Step #7 – Testing Kafka Installation
To test your installation, create a topic using Kafka’s built-in command-line tools:
/usr/local/kafka/bin/kafka-topics.sh --create --topic test --bootstrap-server localhost:9092 --replication-factor 1 --partitions 1
Now you can write messages into the topic as a producer:
/usr/local/kafka/bin/kafka-console-producer.sh --topic test --bootstrap-server localhost:9092
Press CTRL+C to stop the producer.
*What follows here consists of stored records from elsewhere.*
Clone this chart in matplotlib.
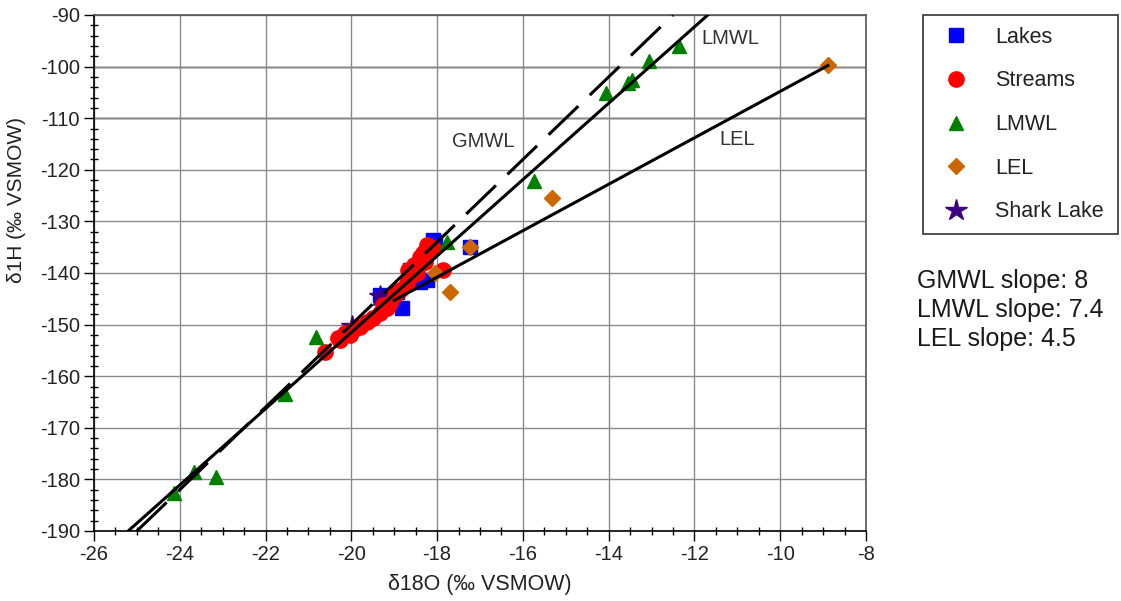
import matplotlib
matplotlib.use("Agg")
import matplotlib.pyplot as plt
from matplotlib.ticker import MultipleLocator
import numpy as np

plt.rcParams['font.family'] = ['Liberation Sans', 'DejaVu Sans']
plt.rcParams['axes.unicode_minus'] = False

# ---- data ----
lakes_x = [-18.05, -17.24, -18.40, -18.24, -18.82, -18.94, -19.33, -18.63, -18.10]
lakes_y = [-134.0, -135.0, -141.7, -141.4, -146.8, -143.7, -144.3, -139.4, -133.6]

streams_x = [-20.62, -20.31, -20.27, -20.15, -20.03, -19.96, -19.80, -19.64, -19.50,
             -19.33, -19.17, -19.10, -19.26, -18.98, -18.87, -18.70, -18.63, -18.47,
             -18.68, -18.40, -18.33, -18.21, -18.10, -18.28, -17.86, -18.24, -18.55]
streams_y = [-155.3, -152.6, -153.0, -151.6, -152.0, -151.0, -150.5, -149.5, -148.7,
             -147.8, -146.8, -145.8, -146.2, -144.3, -143.3, -141.9, -140.8, -140.0,
             -139.4, -136.9, -136.1, -135.5, -135.2, -137.9, -139.4, -134.6, -138.5]

lmwl_x = [-12.36, -13.06, -13.46, -13.55, -14.07, -15.74, -17.77, -20.83,
          -21.55, -23.67, -23.16, -24.14]
lmwl_y = [-96.1, -99.0, -102.6, -103.2, -105.1, -122.2, -134.0, -152.4,
          -163.4, -178.6, -179.5, -182.6]

lel_x = [-8.89, -15.32, -17.24, -18.05, -17.70]
lel_y = [-99.7, -125.5, -135.0, -140.0, -143.7]

shark_x = [-19.33, -19.99]
shark_y = [-144.5, -150.3]

gmwl_slope, gmwl_int = 8.0, 10.0
lmwl_slope, lmwl_int = 7.4, -3.5
lel_slope, lel_int = 4.5, -59.8

slope_text = ["GMWL slope: 8", "LMWL slope: 7.4", "LEL slope: 4.5"]

# ---- figure ----
W, H = 1121, 601
fig = plt.figure(figsize=(W / 100, H / 100), dpi=100)
ax = fig.add_axes([94 / W, 1 - 531 / H, (866 - 94) / W, (531 - 15) / H])

ax.set_xlim(-26, -8)
ax.set_ylim(-190, -90)
ax.xaxis.set_major_locator(MultipleLocator(2))
ax.xaxis.set_minor_locator(MultipleLocator(0.5))
ax.yaxis.set_major_locator(MultipleLocator(10))
ax.yaxis.set_minor_locator(MultipleLocator(2))

ax.grid(True, which='major', color='#8a8a8a', lw=1.0, zorder=0)
for yv in (-100, -110):
    ax.axhline(yv, color='black', lw=1.0, zorder=0.5)

tc = '#222222'
ax.tick_params(which='major', direction='out', length=7, width=1, colors='black',
               labelsize=14.5, labelcolor=tc, pad=3)
ax.tick_params(which='minor', direction='inout', length=6, width=1, colors='black')
for s in ('top', 'right'):
    ax.spines[s].set_color('#555555')
for s in ax.spines.values():
    s.set_linewidth(1.2)

ax.set_xlabel('δ18O (‰ VSMOW)', fontsize=15.5, color=tc, labelpad=7)
ax.set_ylabel('δ1H (‰ VSMOW)', fontsize=15, color=tc)
ax.yaxis.set_label_coords((26 - 94) / 772, (531 - 200) / 516)

# scatter series
ax.plot(lakes_x, lakes_y, ls='none', marker='s', ms=9.5, color='#0000ff',
        label='Lakes', zorder=3)
ax.plot(shark_x, shark_y, ls='none', marker='*', ms=16, color='#3d0080',
        label='Shark Lake', zorder=3.5)
ax.plot(streams_x, streams_y, ls='none', marker='o', ms=11, color='#ff0000',
        label='Streams', zorder=4)
ax.plot(lmwl_x, lmwl_y, ls='none', marker='^', ms=10, color='#008000',
        label='LMWL', zorder=4.5)
ax.plot(lel_x, lel_y, ls='none', marker='D', ms=8, color='#cc6600',
        label='LEL', zorder=4.5)

# regression lines
xg = np.array([(-190 - gmwl_int) / gmwl_slope, (-90 - gmwl_int) / gmwl_slope])
ax.plot(xg, gmwl_slope * xg + gmwl_int, color='black', lw=2.2,
        dashes=(13.5, 5.2), zorder=6)
xl = np.array([(-190 - lmwl_int) / lmwl_slope, (-90 - lmwl_int) / lmwl_slope])
ax.plot(xl, lmwl_slope * xl + lmwl_int, color='black', lw=2.2, zorder=6)
xe = np.array([-19.0, -8.89])
ax.plot(xe, lel_slope * xe + lel_int, color='black', lw=2.2, zorder=6)

ax.text(-11.17, -94.5, 'LMWL', fontsize=14.5, color='#333333', ha='center', va='center')
ax.text(-16.93, -114.6, 'GMWL', fontsize=14.5, color='#333333', ha='center', va='center')
ax.text(-11.01, -114.2, 'LEL', fontsize=14.5, color='#333333', ha='center', va='center')

# legend
h, l = ax.get_legend_handles_labels()
order = ['Lakes', 'Streams', 'LMWL', 'LEL', 'Shark Lake']
hd = dict(zip(l, h))
leg = fig.legend([hd[k] for k in order], order, loc='upper left',
                 bbox_to_anchor=(923 / W, 1 - 15 / H, (1118 - 923) / W, 0),
                 mode='expand', fancybox=False, framealpha=1, edgecolor='#333333',
                 fontsize=15.5, labelspacing=1.05, borderpad=0.55, handletextpad=0.8,
                 handlelength=2.0, borderaxespad=0)
leg.get_frame().set_linewidth(1.2)
for t in leg.get_texts():
    t.set_color('#222222')

for i, s in enumerate(slope_text):
    fig.text(917 / W, 1 - (281 + 29 * i) / H, s, fontsize=18, color='#1a1a1a',
             ha='left', va='center')

fig.savefig('out.png', dpi=100)
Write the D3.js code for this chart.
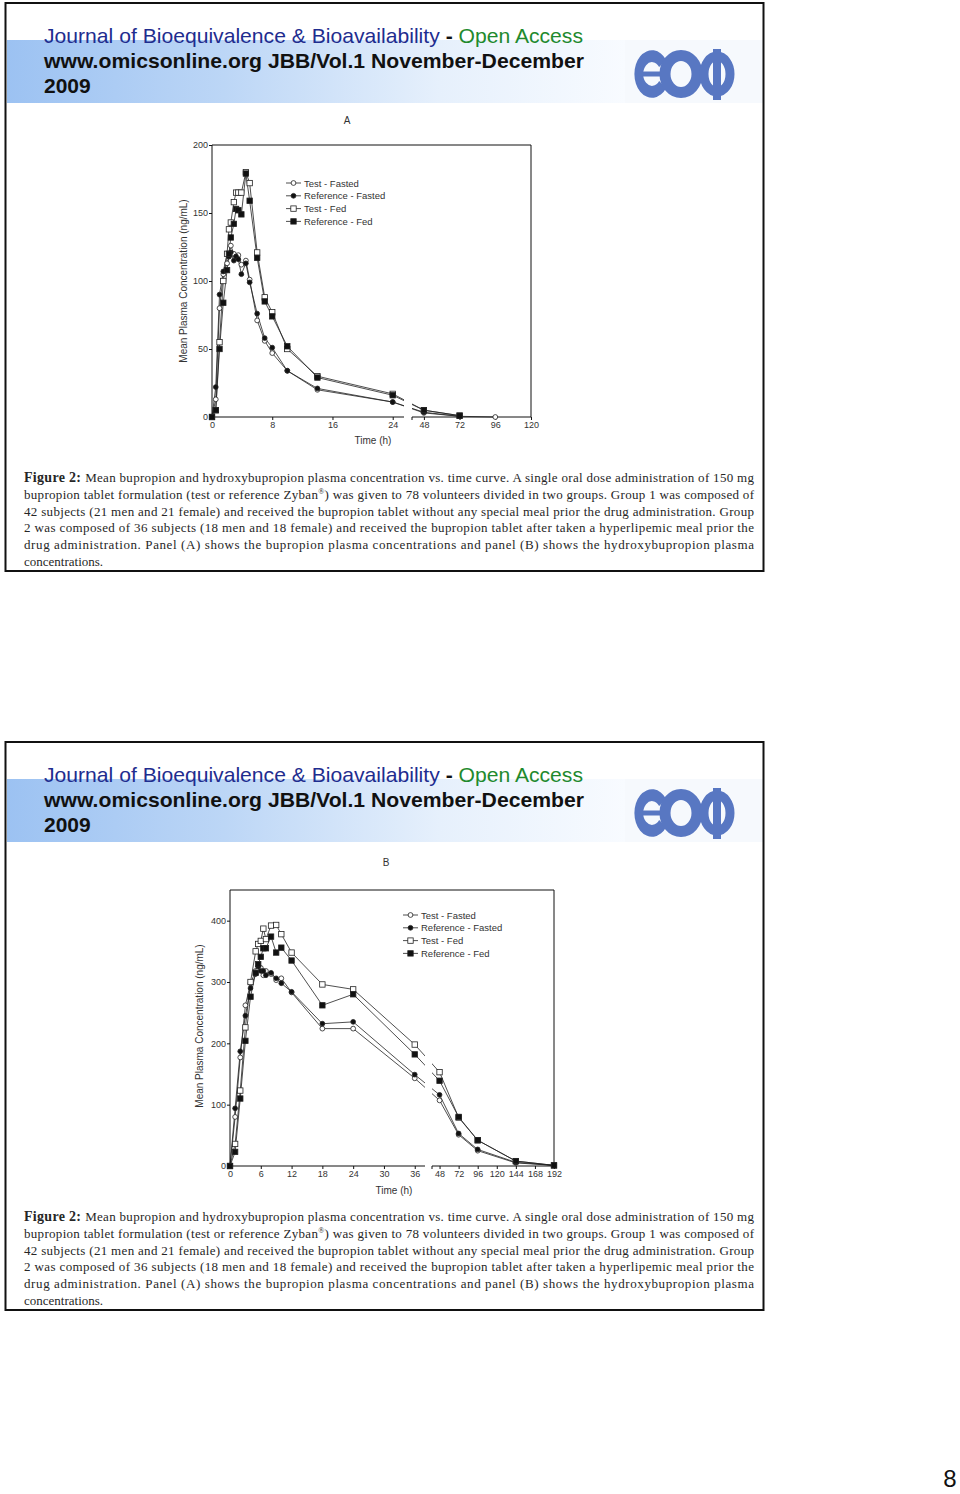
<!DOCTYPE html>
<html>
<head>
<meta charset="utf-8">
<title>Bupropion / hydroxybupropion plasma concentration</title>
<script src="https://d3js.org/d3.v7.min.js"></script>
<style>
body { margin: 0; background: #fff; }
svg { display: block; font-family: Arial, "Liberation Sans", sans-serif; }
</style>
</head>
<body>
<svg id="page" width="960" height="1494"></svg>
<script>
// ---- data ----
// panel A: bupropion (null = no sample shown)
const timesA       = [0, 0.5, 1, 1.5, 2, 2.25, 2.5, 2.9, 3.2, 3.5, 3.9, 4.5, 5, 6, 7, 8, 10, 14, 24, 48, 72, 96];
const testFastedA  = [0, 13, 80, 105, 113, 118, 126, 120, 118, 119, 112, 115, 101, 71, 56, 47, 34, 20, 11, 3, 0.5, 0];
const refFastedA   = [0, 22, 90, 107, 120, 118, 121, 115, 118, 116, 105, 113, 99, 76, 58, 51, 34, 21, 11, 3.5, 0.5, null];
const testFedA     = [0, 5, 55, 100, 120, 138, 143, 158, 165, 165, 165, 180, 172, 121, 88, 77, 50, 30, 17, 5, 1, null];
const refFedA      = [0, 5, 50, 84, 108, 120, 132, 142, 153, 152, 149, 179, 159, 117, 85, 74, 52, 29, 16, 5, 1, null];
const xTicksA = [0, 8, 16, 24, 48, 72, 96, 120];
const yTicksA = [0, 50, 100, 150, 200];

// panel B: hydroxybupropion
const timesB       = [0, 1, 2, 3, 4, 5, 5.5, 6, 6.5, 7, 8, 9, 10, 12, 18, 24, 36, 48, 72, 96, 144, 192];
const testFastedB  = [0, 80, 177, 262, 298, 318, 320, 323, 311, 318, 313, 303, 306, 283, 224, 224, 143, 107, 51, 25, 5, 1];
const refFastedB   = [0, 94, 187, 245, 290, 313, 325, 318, 318, 311, 315, 306, 298, 284, 232, 235, 149, 116, 53, 27, 6, 1];
const testFedB     = [0, 36, 123, 226, 300, 350, 362, 367, 387, 370, 392, 393, 378, 348, 296, 288, 198, 153, 79, 42, 8, 1];
const refFedB      = [0, 23, 110, 204, 276, 315, 329, 341, 355, 355, 374, 348, 356, 335, 262, 280, 182, 139, 80, 42, 8, 1];
const xTicksB = [0, 6, 12, 18, 24, 30, 36, 48, 72, 96, 120, 144, 168, 192];
const yTicksB = [0, 100, 200, 300, 400];

const seriesNames = ["Test - Fasted", "Reference - Fasted", "Test - Fed", "Reference - Fed"];
const markerKinds = ["openCircle", "dot", "openSquare", "square"];

const captionLines = [
  "Mean bupropion and hydroxybupropion plasma concentration vs. time curve. A single oral dose administration of 150 mg",
  "bupropion tablet formulation (test or reference Zyban|) was given to 78 volunteers divided in two groups. Group 1 was composed of",
  "42 subjects (21 men and 21 female) and received the bupropion tablet without any special meal prior the drug administration. Group",
  "2 was composed of 36 subjects (18 men and 18 female) and received the bupropion tablet after taken a hyperlipemic meal prior the",
  "drug administration. Panel (A) shows the bupropion plasma concentrations and panel (B) shows the hydroxybupropion plasma",
  "concentrations."
];

const svg = d3.select("#page");
svg.append("rect").attr("width", 960).attr("height", 1494).attr("fill", "#fff");

const defs = svg.append("defs");
const grad = defs.append("linearGradient").attr("id", "band").attr("x1", "0").attr("x2", "1");
grad.append("stop").attr("offset", "0%").attr("stop-color", "#9cc2f2");
grad.append("stop").attr("offset", "35%").attr("stop-color", "#bcd6f6");
grad.append("stop").attr("offset", "70%").attr("stop-color", "#e6f0fc");
grad.append("stop").attr("offset", "100%").attr("stop-color", "#f8fbff");

// panel settings (built from the arrays above)
const panels = [
  {
    id: "A", offset: 0, times: timesA,
    series: [testFastedA, refFastedA, testFedA, refFedA],
    xDomain: [0, 25.5, 40, 120], xRange: [212, 404, 412, 531],
    yMax: 200, top: 145, bottom: 417,
    xTicks: xTicksA, yTicks: yTicksA,
    title: [347, 124], xTitle: [373, 444], yTitle: [186.5, 281],
    legend: [286, 183]
  },
  {
    id: "B", offset: 739, times: timesB,
    series: [testFastedB, refFastedB, testFedB, refFedB],
    xDomain: [0, 38, 38.5, 192], xRange: [230, 425, 432, 554],
    yMax: 450, top: 151, bottom: 427,
    xTicks: xTicksB, yTicks: yTicksB,
    title: [386, 127], xTitle: [394, 455], yTitle: [202.5, 287],
    legend: [403, 176]
  }
];

function drawMarker(g, kind, cx, cy) {
  if (kind === "openCircle" || kind === "dot") {
    g.append("circle").attr("cx", cx).attr("cy", cy).attr("r", 2.4)
      .attr("fill", kind === "dot" ? "#111" : "#fff").attr("stroke", "#222").attr("stroke-width", 0.8);
  } else {
    g.append("rect").attr("x", cx - 2.7).attr("y", cy - 2.7).attr("width", 5.4).attr("height", 5.4)
      .attr("fill", kind === "square" ? "#111" : "#fff").attr("stroke", "#222").attr("stroke-width", 0.8);
  }
}

function drawHeader(g) {
  g.append("rect").attr("x", 7).attr("y", 40).attr("width", 618).attr("height", 63).attr("fill", "url(#band)");
  g.append("rect").attr("x", 625).attr("y", 40).attr("width", 138).attr("height", 63).attr("fill", "#f6f9fd");

  const t1 = g.append("text").attr("x", 44).attr("y", 43).attr("font-size", 21)
    .attr("textLength", 539).attr("lengthAdjust", "spacingAndGlyphs");
  t1.append("tspan").attr("fill", "#1f2d8f").text("Journal of Bioequivalence & Bioavailability ");
  t1.append("tspan").attr("fill", "#111").attr("font-weight", "bold").text("- ");
  t1.append("tspan").attr("fill", "#1f8a2e").text("Open Access");

  g.append("text").attr("x", 44).attr("y", 68).attr("font-size", 21).attr("font-weight", "bold")
    .attr("textLength", 540).attr("lengthAdjust", "spacingAndGlyphs")
    .attr("fill", "#111").text("www.omicsonline.org JBB/Vol.1 November-December");
  g.append("text").attr("x", 44).attr("y", 93).attr("font-size", 21).attr("font-weight", "bold")
    .attr("fill", "#111").text("2009");

  // logo
  const c = "#5877c2";
  const logo = g.append("g").attr("fill", "none").attr("stroke", c);
  const arc = d3.arc().innerRadius(11).outerRadius(22).startAngle(Math.PI * 0.7).endAngle(Math.PI * 2.3);
  logo.append("path").attr("d", arc()).attr("transform", "translate(652,74) scale(0.8,1.08)")
    .attr("fill", c).attr("stroke", "none");
  logo.append("rect").attr("x", 641).attr("y", 71.5).attr("width", 22).attr("height", 5).attr("fill", c).attr("stroke", "none");
  logo.append("ellipse").attr("cx", 681).attr("cy", 74).attr("rx", 16).attr("ry", 18.5).attr("stroke-width", 11);
  logo.append("ellipse").attr("cx", 717).attr("cy", 74).attr("rx", 13).attr("ry", 18).attr("stroke-width", 9);
  logo.append("rect").attr("x", 713).attr("y", 49).attr("width", 8).attr("height", 51).attr("fill", c).attr("stroke", "none");
}

function drawCaption(g) {
  captionLines.forEach((line, i) => {
    const t = g.append("text").attr("x", 24).attr("y", 482 + i * 16.8)
      .attr("font-family", "'Liberation Serif', 'DejaVu Serif', serif").attr("font-size", 13).attr("fill", "#262626");
    if (i === 0) {
      t.append("tspan").attr("font-weight", "bold").attr("font-size", 14).text("Figure 2: ");
    }
    const parts = line.split("|");
    t.append("tspan").text(parts[0]);
    if (parts.length > 1) {
      t.append("tspan").attr("font-size", 8).attr("dy", -5).text("®");
      t.append("tspan").attr("dy", 5).text(parts[1]);
    }
    if (i < captionLines.length - 1) {
      t.attr("textLength", 730).attr("lengthAdjust", "spacing");
    }
  });
}

function drawPanel(g, p) {
  const x = d3.scaleLinear().domain(p.xDomain).range(p.xRange);
  const y = d3.scaleLinear().domain([0, p.yMax]).range([p.bottom, p.top]);
  const left = p.xRange[0], right = p.xRange[3];

  g.append("text").attr("x", p.title[0]).attr("y", p.title[1]).attr("text-anchor", "middle")
    .attr("font-size", 10).attr("fill", "#333").text(p.id);

  // clip the connecting lines on both sides of the axis break
  [[left - 2, p.xRange[1]], [p.xRange[2], right + 2]].forEach((r, k) => {
    defs.append("clipPath").attr("id", `clip${p.id}${k}`)
      .append("rect").attr("x", r[0]).attr("y", p.top - 10).attr("width", r[1] - r[0]).attr("height", p.bottom - p.top + 20);
  });

  const line = d3.line().defined(d => d[1] != null).x(d => x(d[0])).y(d => y(d[1]));
  [0, 1].forEach(k => {
    const lg = g.append("g").attr("clip-path", `url(#clip${p.id}${k})`);
    p.series.forEach(vals => {
      lg.append("path").attr("d", line(p.times.map((t, j) => [t, vals[j]])))
        .attr("fill", "none").attr("stroke", "#222").attr("stroke-width", 0.8);
    });
  });

  // frame and axes
  const frame = g.append("g").attr("stroke", "#111").attr("stroke-width", 1).attr("fill", "none");
  frame.append("line").attr("x1", left).attr("x2", left).attr("y1", p.top).attr("y2", p.bottom);
  frame.append("line").attr("x1", left).attr("x2", right).attr("y1", p.top).attr("y2", p.top);
  frame.append("line").attr("x1", right).attr("x2", right).attr("y1", p.top).attr("y2", p.bottom);
  frame.append("line").attr("x1", left).attr("x2", p.xRange[1]).attr("y1", p.bottom).attr("y2", p.bottom);
  frame.append("line").attr("x1", p.xRange[2]).attr("x2", right).attr("y1", p.bottom).attr("y2", p.bottom);
  frame.append("line").attr("x1", p.xRange[2]).attr("x2", p.xRange[2]).attr("y1", p.bottom).attr("y2", p.bottom + 3);

  const xa = g.append("g").attr("transform", `translate(0,${p.bottom})`)
    .call(d3.axisBottom(x).tickValues(p.xTicks).tickSize(3).tickPadding(2).tickFormat(d3.format("d")));
  const ya = g.append("g").attr("transform", `translate(${left},0)`)
    .call(d3.axisLeft(y).tickValues(p.yTicks).tickSize(3).tickPadding(1).tickFormat(d3.format("d")));
  [xa, ya].forEach(a => {
    a.select(".domain").remove();
    a.selectAll("line").attr("stroke", "#111");
    a.selectAll("text").attr("font-size", 9).attr("fill", "#333").attr("font-family", "Arial, 'Liberation Sans', sans-serif");
  });

  g.append("text").attr("x", p.xTitle[0]).attr("y", p.xTitle[1]).attr("text-anchor", "middle")
    .attr("font-size", 10).attr("fill", "#333").text("Time (h)");
  g.append("text").attr("transform", `translate(${p.yTitle[0]},${p.yTitle[1]}) rotate(-90)`)
    .attr("text-anchor", "middle").attr("font-size", 10).attr("fill", "#333")
    .text("Mean Plasma Concentration (ng/mL)");

  // markers
  const mg = g.append("g");
  p.series.forEach((vals, s) => {
    p.times.forEach((t, j) => {
      if (vals[j] != null) drawMarker(mg, markerKinds[s], x(t), y(vals[j]));
    });
  });

  // legend
  const lgd = g.append("g");
  seriesNames.forEach((name, s) => {
    const ly = p.legend[1] + s * 12.8;
    lgd.append("line").attr("x1", p.legend[0]).attr("x2", p.legend[0] + 15).attr("y1", ly).attr("y2", ly)
      .attr("stroke", "#222").attr("stroke-width", 0.8);
    drawMarker(lgd, markerKinds[s], p.legend[0] + 7.5, ly);
    lgd.append("text").attr("x", p.legend[0] + 18).attr("y", ly + 3.5).attr("font-size", 9.5)
      .attr("fill", "#333").text(name);
  });
}

panels.forEach(p => {
  const slide = svg.append("g").attr("transform", `translate(0,${p.offset})`);
  drawHeader(slide);
  drawPanel(slide, p);
  drawCaption(slide);
  slide.append("rect").attr("x", 5.5).attr("y", 3).attr("width", 758).attr("height", 568)
    .attr("fill", "none").attr("stroke", "#111").attr("stroke-width", 2);
});

svg.append("text").attr("x", 950).attr("y", 1487).attr("text-anchor", "middle")
  .attr("font-size", 24).attr("fill", "#111").text("8");
</script>
</body>
</html>
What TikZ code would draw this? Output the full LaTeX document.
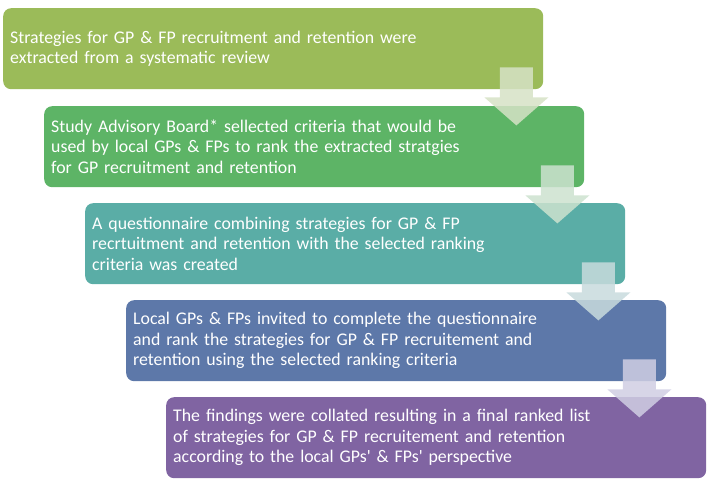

To read these messages as a consumer:
/usr/local/kafka/bin/kafka-console-consumer.sh --topic test --from-beginning --bootstrap-server localhost:9092
What’s Next?
To take your Kafka knowledge further, consider exploring the Kafka Streams API for stream processing, connect Kafka to external systems with Kafka Connect, and ensure high availability with multiple Kafka brokers and Zookeeper nodes.
Kafka also has a powerful REST proxy for building web applications that interact with Kafka clusters. Scaling your Kafka deployment and setting up cluster monitoring with tools like Kafka’s JMX metrics, Prometheus, and Grafana can provide deeper insights into the system’s performance.
Conclusion
You now have a fully functional Kafka environment on your Ubuntu server. This streaming platform is designed to handle real-time data feeds and build powerful streaming applications. With Kafka installed, you can start developing systems capable of processing large amounts of data with ease. The journey to mastering Kafka is ongoing, so continue learning and experimenting to leverage its full potential.